Mahler's Ninth
Lewis Thomas; Late Night Thoughts on Listening to Mahler's Ninth Symphony (Penguin Books; 1995; ISBN 0-14-024328-3; cover by Gene Greif).
I read The Lives of the Cell several years ago and was impressed enough by the writings of Lewis Thomas that I bought all his other works that I could find. Alas, I stacked them on the shelf and did not come back to them until this year. I picked this one off the shelf as random, due to the title; and it is fitting in well with the similar works I'm reading by Dyson, Eisley, Clarke and others.
This collection is more political in tone than the previous; many of the essays were written at the height of the Cold War when the threat of nuclear armageddon was closer than it seemed now. This might make some of the essays "dated", but much of what is said could be applied to hysteria around non-nuclear forms of armageddon; comments about research could be applied to many fields; and there are plenty of essays to give you thought about mental health, medical technology, etc.

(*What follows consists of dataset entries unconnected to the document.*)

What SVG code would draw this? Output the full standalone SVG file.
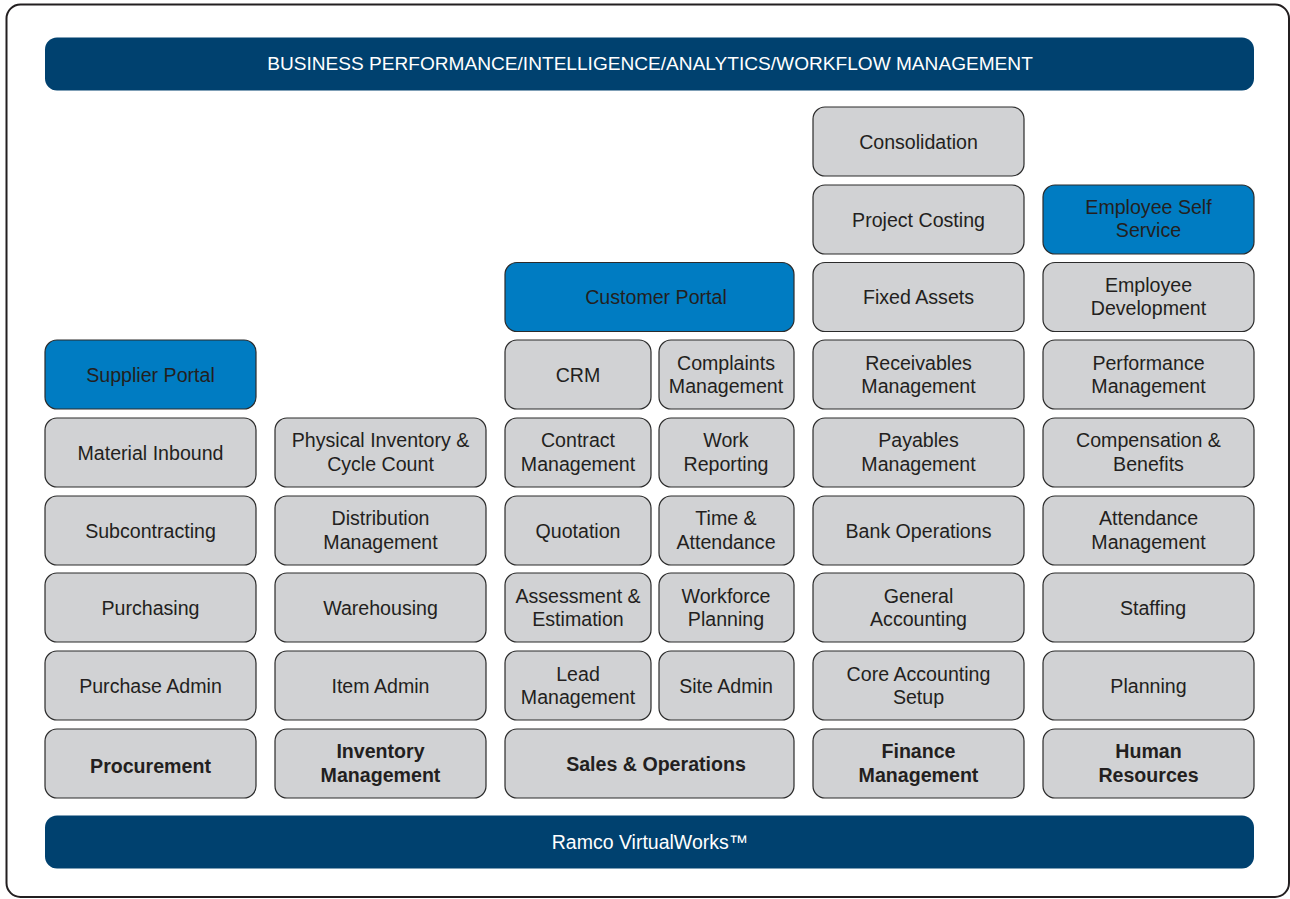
<svg xmlns="http://www.w3.org/2000/svg" width="1290" height="899" viewBox="0 0 1290 899">
<style>
.frame{fill:#fff;stroke:#231f20;stroke-width:2}
.bar{fill:#00416f}
.g{fill:#d1d2d4;stroke:#2b2b2b;stroke-width:1.2}
.b{fill:#007cc2;stroke:#2b2b2b;stroke-width:1.2}
text{font-family:"Liberation Sans",Arial,Helvetica,sans-serif;font-size:19.6px;fill:#231f20;text-anchor:middle}
.w{fill:#fff;font-size:19.1px}
.w2{fill:#fff;font-size:19.5px}
.bold{font-weight:bold}
</style>
<rect x="0" y="0" width="1290" height="899" fill="#fff"/>
<rect class="frame" x="6.5" y="4.5" width="1282.5" height="892.5" rx="14"/>
<g id="top-bar"><rect class="bar" x="45" y="37.5" width="1209" height="53" rx="12"/><text class="w" x="650" y="70">BUSINESS PERFORMANCE/INTELLIGENCE/ANALYTICS/WORKFLOW MANAGEMENT</text></g>
<g id="bottom-bar"><rect class="bar" x="45" y="815.5" width="1209" height="53" rx="12"/><text class="w2" x="650" y="849">Ramco VirtualWorks™</text></g>

<!-- Procurement column -->
<g id="supplier-portal"><rect class="b" x="45" y="340" width="211" height="69" rx="12"/><text x="150.5" y="381.5">Supplier Portal</text></g>
<g id="material-inbound"><rect class="g" x="45" y="418" width="211" height="69" rx="12"/><text x="150.5" y="459.5">Material Inbound</text></g>
<g id="subcontracting"><rect class="g" x="45" y="496" width="211" height="69" rx="12"/><text x="150.5" y="537.5">Subcontracting</text></g>
<g id="purchasing"><rect class="g" x="45" y="573" width="211" height="69" rx="12"/><text x="150.5" y="614.5">Purchasing</text></g>
<g id="purchase-admin"><rect class="g" x="45" y="651" width="211" height="69" rx="12"/><text x="150.5" y="692.5">Purchase Admin</text></g>
<g id="procurement"><rect class="g" x="45" y="729" width="211" height="69" rx="12"/><text class="bold" x="150.5" y="773">Procurement</text></g>

<!-- Inventory column -->
<g id="physical-inventory"><rect class="g" x="275" y="418" width="211" height="69" rx="12"/><text x="380.5" y="447">Physical Inventory &amp;</text><text x="380.5" y="471">Cycle Count</text></g>
<g id="distribution-management"><rect class="g" x="275" y="496" width="211" height="69" rx="12"/><text x="380.5" y="525">Distribution</text><text x="380.5" y="549">Management</text></g>
<g id="warehousing"><rect class="g" x="275" y="573" width="211" height="69" rx="12"/><text x="380.5" y="614.5">Warehousing</text></g>
<g id="item-admin"><rect class="g" x="275" y="651" width="211" height="69" rx="12"/><text x="380.5" y="692.5">Item Admin</text></g>
<g id="inventory-management"><rect class="g" x="275" y="729" width="211" height="69" rx="12"/><text class="bold" x="380.5" y="758">Inventory</text><text class="bold" x="380.5" y="782">Management</text></g>

<!-- Sales & Operations column -->
<g id="customer-portal"><rect class="b" x="505" y="262.5" width="289" height="69" rx="12"/><text x="656" y="304">Customer Portal</text></g>
<g id="crm"><rect class="g" x="505" y="340" width="146" height="69" rx="12"/><text x="578" y="381.5">CRM</text></g>
<g id="complaints-management"><rect class="g" x="659" y="340" width="135" height="69" rx="12"/><text x="726" y="370">Complaints</text><text x="726" y="393">Management</text></g>
<g id="contract-management"><rect class="g" x="505" y="418" width="146" height="69" rx="12"/><text x="578" y="447">Contract</text><text x="578" y="471">Management</text></g>
<g id="work-reporting"><rect class="g" x="659" y="418" width="135" height="69" rx="12"/><text x="726" y="447">Work</text><text x="726" y="471">Reporting</text></g>
<g id="quotation"><rect class="g" x="505" y="496" width="146" height="69" rx="12"/><text x="578" y="537.5">Quotation</text></g>
<g id="time-attendance"><rect class="g" x="659" y="496" width="135" height="69" rx="12"/><text x="726" y="525">Time &amp;</text><text x="726" y="549">Attendance</text></g>
<g id="assessment-estimation"><rect class="g" x="505" y="573" width="146" height="69" rx="12"/><text x="578" y="603">Assessment &amp;</text><text x="578" y="626">Estimation</text></g>
<g id="workforce-planning"><rect class="g" x="659" y="573" width="135" height="69" rx="12"/><text x="726" y="603">Workforce</text><text x="726" y="626">Planning</text></g>
<g id="lead-management"><rect class="g" x="505" y="651" width="146" height="69" rx="12"/><text x="578" y="681">Lead</text><text x="578" y="704">Management</text></g>
<g id="site-admin"><rect class="g" x="659" y="651" width="135" height="69" rx="12"/><text x="726" y="692.5">Site Admin</text></g>
<g id="sales-operations"><rect class="g" x="505" y="729" width="289" height="69" rx="12"/><text class="bold" x="656" y="771">Sales &amp; Operations</text></g>

<!-- Finance column -->
<g id="consolidation"><rect class="g" x="813" y="107" width="211" height="69" rx="12"/><text x="918.5" y="148.5">Consolidation</text></g>
<g id="project-costing"><rect class="g" x="813" y="185" width="211" height="69" rx="12"/><text x="918.5" y="226.5">Project Costing</text></g>
<g id="fixed-assets"><rect class="g" x="813" y="262.5" width="211" height="69" rx="12"/><text x="918.5" y="304">Fixed Assets</text></g>
<g id="receivables-management"><rect class="g" x="813" y="340" width="211" height="69" rx="12"/><text x="918.5" y="370">Receivables</text><text x="918.5" y="393">Management</text></g>
<g id="payables-management"><rect class="g" x="813" y="418" width="211" height="69" rx="12"/><text x="918.5" y="447">Payables</text><text x="918.5" y="471">Management</text></g>
<g id="bank-operations"><rect class="g" x="813" y="496" width="211" height="69" rx="12"/><text x="918.5" y="537.5">Bank Operations</text></g>
<g id="general-accounting"><rect class="g" x="813" y="573" width="211" height="69" rx="12"/><text x="918.5" y="603">General</text><text x="918.5" y="626">Accounting</text></g>
<g id="core-accounting-setup"><rect class="g" x="813" y="651" width="211" height="69" rx="12"/><text x="918.5" y="681">Core Accounting</text><text x="918.5" y="704">Setup</text></g>
<g id="finance-management"><rect class="g" x="813" y="729" width="211" height="69" rx="12"/><text class="bold" x="918.5" y="758">Finance</text><text class="bold" x="918.5" y="782">Management</text></g>

<!-- Human Resources column -->
<g id="employee-self-service"><rect class="b" x="1043" y="185" width="211" height="69" rx="12"/><text x="1148.5" y="214">Employee Self</text><text x="1148.5" y="237">Service</text></g>
<g id="employee-development"><rect class="g" x="1043" y="262.5" width="211" height="69" rx="12"/><text x="1148.5" y="292">Employee</text><text x="1148.5" y="315">Development</text></g>
<g id="performance-management"><rect class="g" x="1043" y="340" width="211" height="69" rx="12"/><text x="1148.5" y="370">Performance</text><text x="1148.5" y="393">Management</text></g>
<g id="compensation-benefits"><rect class="g" x="1043" y="418" width="211" height="69" rx="12"/><text x="1148.5" y="447">Compensation &amp;</text><text x="1148.5" y="471">Benefits</text></g>
<g id="attendance-management"><rect class="g" x="1043" y="496" width="211" height="69" rx="12"/><text x="1148.5" y="525">Attendance</text><text x="1148.5" y="549">Management</text></g>
<g id="staffing"><rect class="g" x="1043" y="573" width="211" height="69" rx="12"/><text x="1153" y="614.5">Staffing</text></g>
<g id="planning"><rect class="g" x="1043" y="651" width="211" height="69" rx="12"/><text x="1148.5" y="692.5">Planning</text></g>
<g id="human-resources"><rect class="g" x="1043" y="729" width="211" height="69" rx="12"/><text class="bold" x="1148.5" y="758">Human</text><text class="bold" x="1148.5" y="782">Resources</text></g>
<g id="connectors"></g>
</svg>
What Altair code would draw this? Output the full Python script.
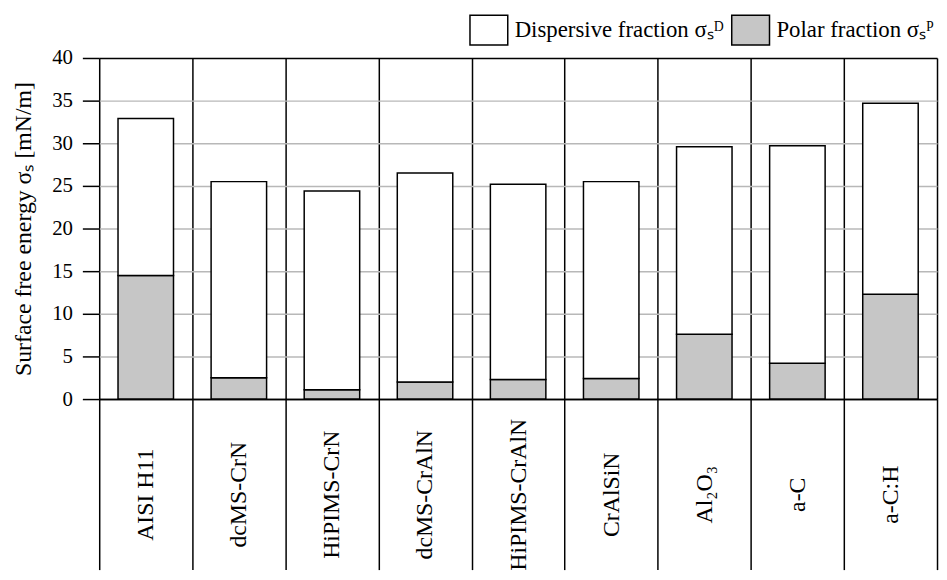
import altair as alt
import pandas as pd

materials = ["AISI H11", "dcMS-CrN", "HiPIMS-CrN", "dcMS-CrAlN", "HiPIMS-CrAlN",
             "CrAlSiN", "Al₂O₃", "a-C", "a-C:H"]
total = [32.9, 25.5, 24.4, 26.5, 25.2, 25.5, 29.6, 29.7, 34.7]
polar = [14.5, 2.5, 1.1, 2.0, 2.3, 2.4, 7.6, 4.2, 12.3]

disp_label = "Dispersive fraction σₛᴰ"
polar_label = "Polar fraction σₛᴾ"

rows = []
for m, t, p in zip(materials, total, polar):
    rows.append({"material": m, "fraction": polar_label, "value": p, "ord": 0})
    rows.append({"material": m, "fraction": disp_label, "value": round(t - p, 2), "ord": 1})
df = pd.DataFrame(rows)

FONT = "Liberation Serif"

chart = alt.Chart(df).mark_bar(
    stroke="black", strokeWidth=1.5, width={"band": 0.596}
).encode(
    x=alt.X("material:N", sort=materials,
            scale=alt.Scale(paddingInner=0, paddingOuter=0),
            axis=alt.Axis(title=None, orient="bottom", tickBand="extent",
                          grid=True, gridColor="black", gridWidth=1.5,
                          ticks=True, tickSize=172, tickColor="black", tickWidth=1.5,
                          domain=True, domainColor="black", domainWidth=1.5,
                          labelAngle=270, labelAlign="center", labelBaseline="middle",
                          labelPadding=-76, labelFont=FONT, labelFontSize=24,
                          labelColor="black")),
    y=alt.Y("value:Q", stack="zero",
            scale=alt.Scale(domain=[0, 40], nice=False),
            axis=alt.Axis(title="Surface free energy σₛ [mN/m]",
                          values=[0, 5, 10, 15, 20, 25, 30, 35, 40],
                          grid=True, gridWidth=1.5,
                          gridColor={"condition": {"test": "datum.value === 40 || datum.value === 0",
                                                   "value": "black"},
                                     "value": "#b8b8b8"},
                          tickSize=17, tickColor="black", tickWidth=1.5,
                          domain=False, labelPadding=10,
                          labelFont=FONT, labelFontSize=21, labelColor="black",
                          titleFont=FONT, titleFontSize=24, titleFontWeight="normal",
                          titleColor="black", titlePadding=16)),
    color=alt.Color("fraction:N",
                    scale=alt.Scale(domain=[disp_label, polar_label],
                                    range=["white", "#c6c6c6"]),
                    legend=alt.Legend(title=None, orient="none", direction="horizontal",
                                      legendX=377, legendY=-44,
                                      symbolType="M-1.27,-1L1.27,-1L1.27,1L-1.27,1Z",
                                      symbolSize=900, symbolStrokeColor="black",
                                      symbolStrokeWidth=1.5, labelOffset=10,
                                      columnPadding=4, padding=0,
                                      labelFont=FONT, labelFontSize=23,
                                      labelColor="black", labelLimit=400)),
    order=alt.Order("ord:Q"),
).properties(
    width=845, height=344,
    autosize=alt.AutoSizeParams(type="none"),
    padding={"left": 92, "top": 48, "right": 2, "bottom": 172},
).configure_view(stroke=None).configure(background="white")

chart.save("out.html", embed_options={"renderer": "svg", "actions": False})
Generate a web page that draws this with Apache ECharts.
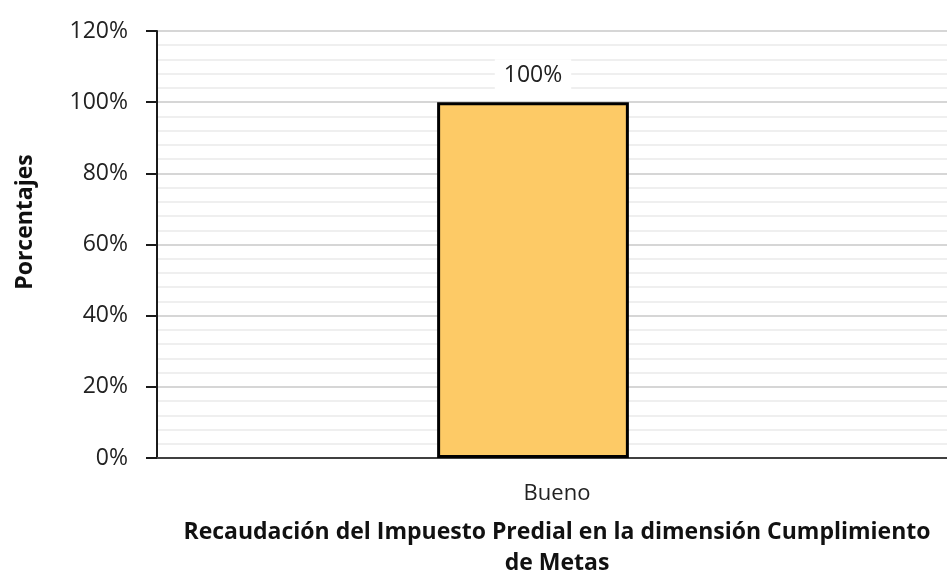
<!DOCTYPE html>
<html>
<head>
<meta charset="utf-8">
<script src="https://cdn.jsdelivr.net/npm/echarts@6/dist/echarts.min.js"></script>
<style>html,body{margin:0;padding:0;background:#fff;}#c{width:947px;height:581px;}</style>
</head>
<body>
<div id="c"></div>
<script>
const categories = ['Bueno'];
const values = [100];
const yTicks = [0, 20, 40, 60, 80, 100, 120];
const xTitle = 'Recaudación del Impuesto Predial en la dimensión Cumplimiento\nde Metas';
const yTitle = 'Porcentajes';

const FONT = '"Open Sans", "Noto Sans", sans-serif';
const yMin = yTicks[0], yMax = yTicks[yTicks.length - 1];
const chart = echarts.init(document.getElementById('c'));
chart.setOption({
  animation: false,
  backgroundColor: '#fff',
  grid: [
    { left: 157, top: 31, right: -10, bottom: 123, containLabel: false, outerBoundsMode: 'none' },
    { left: 157, top: 31, right: 38, bottom: 123, containLabel: false, outerBoundsMode: 'none' }
  ],
  xAxis: [{
    gridIndex: 0,
    type: 'category',
    data: categories,
    axisLine: { lineStyle: { color: '#404040', width: 2 } },
    axisTick: { show: false },
    axisLabel: { color: '#222', fontSize: 22, fontFamily: FONT, margin: 25 },
    name: xTitle,
    nameLocation: 'middle',
    nameGap: 59,
    nameTextStyle: { color: '#111', fontSize: 23, fontWeight: 'bold', fontFamily: FONT, lineHeight: 31 }
  }, {
    gridIndex: 1,
    type: 'category',
    data: categories,
    show: false
  }],
  yAxis: [{
    gridIndex: 0,
    type: 'value',
    min: yMin,
    max: yMax,
    interval: 20,
    axisLine: { show: true, lineStyle: { color: '#1a1a1a', width: 2 } },
    axisTick: { show: true, length: 11, lineStyle: { color: '#1a1a1a', width: 2 } },
    axisLabel: { color: '#222', fontSize: 23, fontFamily: FONT, margin: 29, formatter: v => v + '%' },
    splitLine: { show: true, lineStyle: { color: '#d6d6d6', width: 2 } },
    minorTick: { show: false, splitNumber: 5 },
    minorSplitLine: { show: true, lineStyle: { color: '#efefef', width: 2 } }
  }, {
    gridIndex: 1,
    type: 'value',
    min: yMin,
    max: yMax,
    interval: 20,
    show: false,
    splitLine: { show: false }
  }],
  graphic: [{
    type: 'text',
    x: 25,
    y: 222,
    rotation: Math.PI / 2,
    style: { text: yTitle, fill: '#111', font: 'bold 23px ' + FONT, textAlign: 'center', textVerticalAlign: 'middle' }
  }],
  series: [{
    type: 'bar',
    xAxisIndex: 1,
    yAxisIndex: 1,
    data: values,
    barWidth: '25.5%',
    itemStyle: { color: '#FDCA66', borderColor: '#000', borderWidth: 3 },
    label: {
      show: true,
      position: 'top',
      distance: 10,
      formatter: p => p.value + '%',
      color: '#222',
      fontSize: 23,
      fontFamily: FONT,
      backgroundColor: '#fff',
      padding: [5, 9]
    }
  }]
});
</script>
</body>
</html>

Made up of: The Unforgettable Fire; The Corner of the Eye; Making Science Work; Alchemy; Clever Animals; On Smell; My Magical Metronome; On Speaking of Speaking; Seven Wonders; The Artificial Heart; Things Unflattened by Science; Basic Science and the Pentagon; Science and "Science"; On the Need for Asylums; Altruism; Falsity and Failure; On Medicine and the Bomb; The Problem of Dementia; The Lie Detector; Some Scientific Advice; The Attic of the Brain; Humanities and Science; On Matters of Doubt; Late Night Thoughts on Listening to Mahler's Ninth Symphony.
Counts as 24 entries in the 2009 Year in Shorts.